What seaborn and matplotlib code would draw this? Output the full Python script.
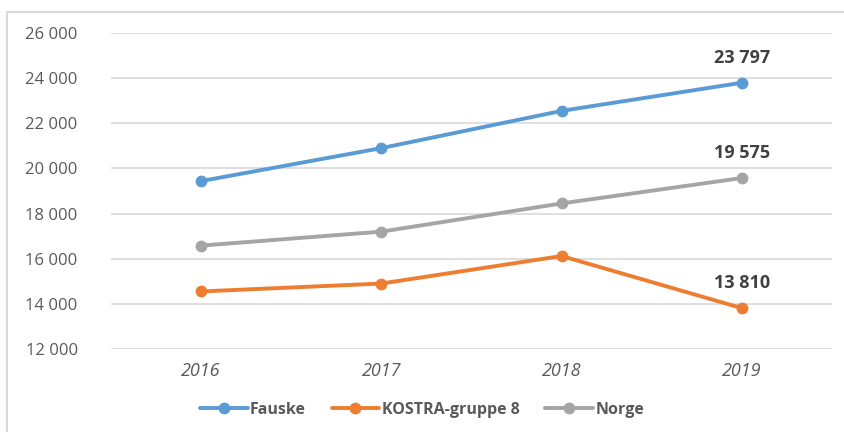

══════════

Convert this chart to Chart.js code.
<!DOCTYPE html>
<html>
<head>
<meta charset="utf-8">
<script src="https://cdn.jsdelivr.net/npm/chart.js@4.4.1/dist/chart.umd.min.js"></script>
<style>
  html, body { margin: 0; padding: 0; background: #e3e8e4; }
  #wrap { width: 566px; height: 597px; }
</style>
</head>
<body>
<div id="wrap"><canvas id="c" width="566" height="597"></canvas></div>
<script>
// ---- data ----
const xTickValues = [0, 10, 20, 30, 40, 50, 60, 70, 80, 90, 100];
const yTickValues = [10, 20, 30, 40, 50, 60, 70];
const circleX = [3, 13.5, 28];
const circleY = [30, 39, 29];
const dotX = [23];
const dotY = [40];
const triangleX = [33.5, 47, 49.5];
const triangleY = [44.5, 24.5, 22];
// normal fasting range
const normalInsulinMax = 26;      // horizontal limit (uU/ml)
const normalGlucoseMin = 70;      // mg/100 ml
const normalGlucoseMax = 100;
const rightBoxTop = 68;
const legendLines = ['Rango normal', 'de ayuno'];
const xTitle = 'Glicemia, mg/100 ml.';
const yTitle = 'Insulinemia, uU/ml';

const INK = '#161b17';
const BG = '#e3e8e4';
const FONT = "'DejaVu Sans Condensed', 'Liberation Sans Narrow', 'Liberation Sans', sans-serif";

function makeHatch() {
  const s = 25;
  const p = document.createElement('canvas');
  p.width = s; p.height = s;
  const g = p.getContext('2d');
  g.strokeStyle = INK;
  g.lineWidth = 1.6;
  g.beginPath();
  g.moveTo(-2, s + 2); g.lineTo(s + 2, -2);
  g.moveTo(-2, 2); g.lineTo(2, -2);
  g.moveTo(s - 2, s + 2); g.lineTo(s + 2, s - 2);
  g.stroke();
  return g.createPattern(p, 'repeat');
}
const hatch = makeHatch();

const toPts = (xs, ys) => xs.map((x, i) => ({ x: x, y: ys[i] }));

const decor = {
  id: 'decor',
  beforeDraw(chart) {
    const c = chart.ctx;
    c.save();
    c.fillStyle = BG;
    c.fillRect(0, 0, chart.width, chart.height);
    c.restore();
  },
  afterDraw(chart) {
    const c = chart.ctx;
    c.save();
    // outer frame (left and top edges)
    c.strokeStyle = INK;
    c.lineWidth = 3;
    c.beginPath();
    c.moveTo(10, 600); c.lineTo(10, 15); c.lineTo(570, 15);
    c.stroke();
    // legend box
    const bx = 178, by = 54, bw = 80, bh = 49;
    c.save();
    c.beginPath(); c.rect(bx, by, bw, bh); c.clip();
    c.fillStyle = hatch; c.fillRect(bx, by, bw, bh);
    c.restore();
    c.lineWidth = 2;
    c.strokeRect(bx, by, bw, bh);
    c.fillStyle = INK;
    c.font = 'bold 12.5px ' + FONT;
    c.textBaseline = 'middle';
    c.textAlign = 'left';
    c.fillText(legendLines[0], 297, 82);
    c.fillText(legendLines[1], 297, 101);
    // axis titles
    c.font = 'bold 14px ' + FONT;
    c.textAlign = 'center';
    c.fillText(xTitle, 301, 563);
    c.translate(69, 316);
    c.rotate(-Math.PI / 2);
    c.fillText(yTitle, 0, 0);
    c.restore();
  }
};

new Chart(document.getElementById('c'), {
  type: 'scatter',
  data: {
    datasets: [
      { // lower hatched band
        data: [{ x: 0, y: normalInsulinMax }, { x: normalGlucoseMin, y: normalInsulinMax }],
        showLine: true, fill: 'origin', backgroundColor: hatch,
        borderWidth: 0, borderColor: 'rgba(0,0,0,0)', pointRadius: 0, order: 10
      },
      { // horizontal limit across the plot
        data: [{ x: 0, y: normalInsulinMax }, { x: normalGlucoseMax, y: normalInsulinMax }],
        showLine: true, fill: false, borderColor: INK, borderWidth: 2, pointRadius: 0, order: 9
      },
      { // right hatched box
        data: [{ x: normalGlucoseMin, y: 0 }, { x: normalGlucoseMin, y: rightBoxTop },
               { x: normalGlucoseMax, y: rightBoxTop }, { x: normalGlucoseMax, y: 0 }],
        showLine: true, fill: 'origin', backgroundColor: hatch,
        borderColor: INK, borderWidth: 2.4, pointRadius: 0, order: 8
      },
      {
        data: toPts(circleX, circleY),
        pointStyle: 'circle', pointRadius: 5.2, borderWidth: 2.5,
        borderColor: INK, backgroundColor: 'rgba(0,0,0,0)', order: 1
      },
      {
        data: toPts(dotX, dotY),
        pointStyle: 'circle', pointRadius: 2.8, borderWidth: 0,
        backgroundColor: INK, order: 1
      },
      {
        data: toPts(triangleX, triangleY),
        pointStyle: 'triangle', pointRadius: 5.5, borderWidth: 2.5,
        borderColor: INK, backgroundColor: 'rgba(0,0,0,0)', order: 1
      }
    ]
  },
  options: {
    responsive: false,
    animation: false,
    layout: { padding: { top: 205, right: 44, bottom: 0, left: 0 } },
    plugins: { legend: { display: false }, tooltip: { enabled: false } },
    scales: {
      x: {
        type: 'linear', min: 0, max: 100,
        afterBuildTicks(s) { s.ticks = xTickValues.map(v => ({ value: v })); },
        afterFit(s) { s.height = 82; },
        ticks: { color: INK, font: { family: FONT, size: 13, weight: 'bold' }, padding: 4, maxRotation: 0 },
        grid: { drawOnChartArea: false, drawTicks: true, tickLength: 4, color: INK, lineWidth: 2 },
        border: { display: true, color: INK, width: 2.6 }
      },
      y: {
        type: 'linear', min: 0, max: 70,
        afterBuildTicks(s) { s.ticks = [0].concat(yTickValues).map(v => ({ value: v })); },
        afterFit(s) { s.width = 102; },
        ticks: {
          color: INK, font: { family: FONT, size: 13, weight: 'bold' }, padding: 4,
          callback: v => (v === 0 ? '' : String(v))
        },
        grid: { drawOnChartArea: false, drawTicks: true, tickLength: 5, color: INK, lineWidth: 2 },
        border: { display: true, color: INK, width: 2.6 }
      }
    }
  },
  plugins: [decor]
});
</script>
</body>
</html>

══════════

Find all lines holding the string "script" and copy them.

What seaborn and matplotlib code would draw this? Output the full Python script.
<script src="https://cdn.jsdelivr.net/npm/chart.js@4.4.1/dist/chart.umd.min.js"></script>
<script>
</script>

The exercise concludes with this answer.